Returning to the hotter end of the temperature spectrum, hot and dry air can stunt a tree’s growth. When warm air tries to pull moisture from leaves, it can close its pores, or stomata, to maintain its water supplies. But closing the pores also means stopping carbon dioxide from coming in, and carbon dioxide is what makes photosynthesis, a plant’s respiratory process, go. On scorching summer days, therefore, trees have to decide between growing tall and keeping their moisture.

Temperature isn’t the only issue. Soil is rich in the areas where the tallest trees grow. The ample supply of nutrients gives them the freedom to grow tall.

“The life of a plant is about balancing water, nutrients, carbon dioxide and light,” says Koch. “If a tree has plenty of all the others, life becomes a race to the light.”

Scientists don’t agree

Then there’s the fog. As anyone who has visited redwood country knows, it’s pretty foggy out there. Foggy air is wet air, and wet air means the trees can open their pores up without risking a major loss of moisture. And where the redwoods grow tallest, the fog rolls in in the afternoon and evening, after the sun has dried out the soil.

The degree to which redwoods rely on fog for their growth and health has some researchers very concerned. Environmental scientists James Johnstone and Todd Dawson of the University of California at Berkeley have discovered a startling trend in West Coast fog: Over the past half-century, the redwoods’ environment has become
33 percent less foggy, yet another result of global climate change. Dawson projects that, in 40 to 70 years, continued diminution of coastal fog would threaten the survival of the redwoods of coastal Northern California.

Not everyone is convinced that this change in climate spells doom for the redwoods, though.

“The loss of fog isn’t necessarily a bad thing for redwoods,” says Stephen Sillett, a renowned ecologist at Humboldt University, in the heart of California’s redwood country. “When you look at the tree rings, you see that the redwoods have grown at historically fast rates during the time Professor Dawson studied. When fog decreases, light increases. And more light means more growth.”
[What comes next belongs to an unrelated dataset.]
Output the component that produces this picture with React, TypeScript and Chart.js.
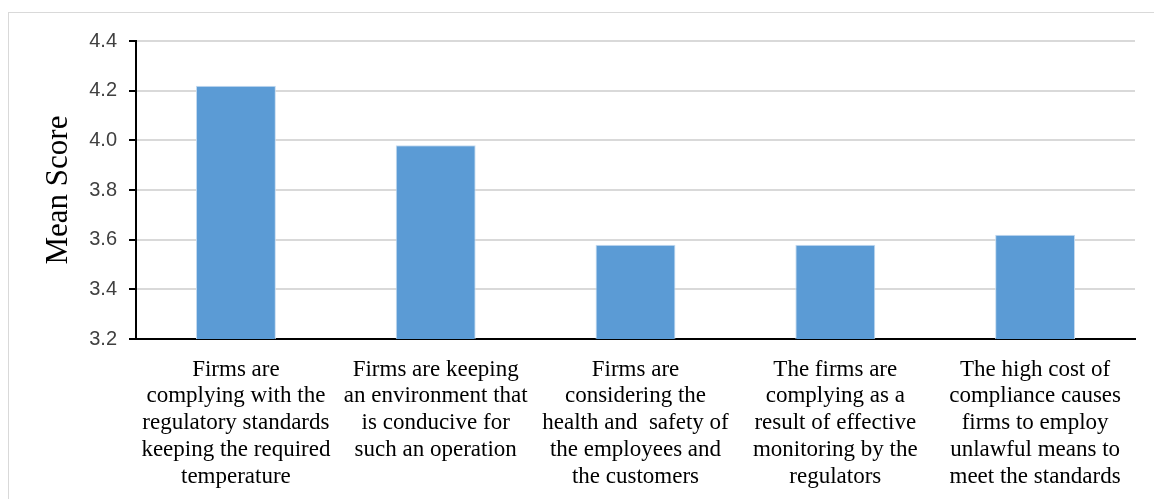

While the long-term effects of climate change on the world’s tallest trees aren’t yet clear, one thing is: The world’s tallest trees are not likely to get much taller. Koch’s research suggests that cavitation becomes so common in trees taller than 420 feet that they lose the ability to bring sufficient water and nutrients to their crowns. Any extra light they get from loss of fog won’t go toward height.

“Redwoods experience 90 to 95 percent of their height growth in the first 30 percent of their lifetimes” of around 400 years, Koch says. “They grow fast and hit a ceiling. Then they just grow wider, kind of like humans.”